The dynamic programming table this time is two dimensional. At table[i][j], we store the
value of LLCS(s1, i, s2, j). LCS just finds the biggest value in this table (to get longest),
and the position of that biggest value gives best1 and best2.
How do we fill in the table? The function LLCS completely gives it away. If two characters are different,
there entry is zero.
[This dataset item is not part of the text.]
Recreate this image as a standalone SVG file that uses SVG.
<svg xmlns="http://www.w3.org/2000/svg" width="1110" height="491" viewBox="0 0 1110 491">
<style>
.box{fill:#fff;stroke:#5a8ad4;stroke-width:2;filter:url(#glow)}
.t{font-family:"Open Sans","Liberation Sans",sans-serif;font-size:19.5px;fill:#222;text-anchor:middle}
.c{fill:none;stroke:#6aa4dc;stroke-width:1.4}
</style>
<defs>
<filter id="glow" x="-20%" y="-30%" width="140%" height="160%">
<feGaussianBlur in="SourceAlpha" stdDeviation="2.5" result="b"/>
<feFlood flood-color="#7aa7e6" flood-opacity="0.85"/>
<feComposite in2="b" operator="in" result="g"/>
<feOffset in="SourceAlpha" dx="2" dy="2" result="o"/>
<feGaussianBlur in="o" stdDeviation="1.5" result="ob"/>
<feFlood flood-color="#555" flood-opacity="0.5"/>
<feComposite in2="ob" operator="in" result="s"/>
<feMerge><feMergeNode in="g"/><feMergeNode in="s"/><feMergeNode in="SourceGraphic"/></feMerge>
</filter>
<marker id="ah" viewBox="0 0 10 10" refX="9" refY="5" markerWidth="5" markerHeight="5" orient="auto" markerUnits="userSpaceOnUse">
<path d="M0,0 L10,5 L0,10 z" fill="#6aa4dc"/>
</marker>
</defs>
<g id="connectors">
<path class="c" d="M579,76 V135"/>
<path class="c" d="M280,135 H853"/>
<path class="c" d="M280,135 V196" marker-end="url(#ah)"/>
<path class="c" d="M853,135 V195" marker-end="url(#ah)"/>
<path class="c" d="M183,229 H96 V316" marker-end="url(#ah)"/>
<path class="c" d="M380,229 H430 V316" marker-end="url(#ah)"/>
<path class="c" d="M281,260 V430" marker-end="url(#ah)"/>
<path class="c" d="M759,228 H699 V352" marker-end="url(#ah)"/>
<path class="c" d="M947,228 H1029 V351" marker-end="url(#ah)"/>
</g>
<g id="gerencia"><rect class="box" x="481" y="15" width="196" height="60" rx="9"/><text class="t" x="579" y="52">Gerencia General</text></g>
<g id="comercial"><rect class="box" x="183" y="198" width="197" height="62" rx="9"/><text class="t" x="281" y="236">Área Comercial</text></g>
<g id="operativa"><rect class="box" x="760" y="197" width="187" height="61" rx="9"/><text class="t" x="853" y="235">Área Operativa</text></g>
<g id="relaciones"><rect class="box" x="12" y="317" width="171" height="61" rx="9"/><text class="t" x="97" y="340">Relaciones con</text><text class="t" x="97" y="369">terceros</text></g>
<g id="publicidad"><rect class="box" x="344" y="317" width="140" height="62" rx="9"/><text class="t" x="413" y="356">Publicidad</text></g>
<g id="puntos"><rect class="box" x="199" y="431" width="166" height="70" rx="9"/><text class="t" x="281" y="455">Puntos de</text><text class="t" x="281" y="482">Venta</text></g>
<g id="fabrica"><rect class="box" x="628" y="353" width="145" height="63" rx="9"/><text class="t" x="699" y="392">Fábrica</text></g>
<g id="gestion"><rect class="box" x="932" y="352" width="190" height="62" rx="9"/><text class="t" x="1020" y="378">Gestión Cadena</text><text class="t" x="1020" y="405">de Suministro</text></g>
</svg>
If they are the same, table[i][j] is 1+table[i+1][j+1]. We must go through
the table in such an order that we will always know table[i+1][j+1] before trying to find out
table[i][j]. Easy.
int table[MAX+1][MAX+1];
char *LCS(char *s1, char *s2)
{ int n1=strlen(s1), n2=strlen(s2);
int longest=0, best1, best2;
for (int i=n1; i>=0; i-=1)
{ for (int j=n2; j>=0; j-=1)
{ if (i1==n1 || i2==n2)
table[i][j]=0;
else if (s1[i]!=s2[j])
table[i][j]=0;
else
{ int x=1+table[i+1][j+1];
table[i][j]=x;
if (x>longest)
{ longest=x;
best1=i;
best2=j; } } } }
/* create the string exactly as before */ }
This time, I can't see any way to eliminate the table, and the time is clearly O(N2).
Still a big improvement.
5: Maximum-Sum Unbroken Sub-Sequence
This is almost the one of the examples we did in class, I have only included it as a suggested
exercise if you need more practice.
Given an array of ints, some of which may be negative, some positive, find the largest number
you can possibly get by adding together a single unbroken run of numbers from the array. For
example:
int A[] = { 1, -7, 3, 2, -4, -6, 1, 4, -2, -1, 2, 1, 4, -5, 4 };
Unless I have mis-calculated, for this array, the answer should be 9. The unbroken run of six
numbers <1,4,-2,-1,2,1,4> adds up to 9, and no other unbroken run gives a higher sum.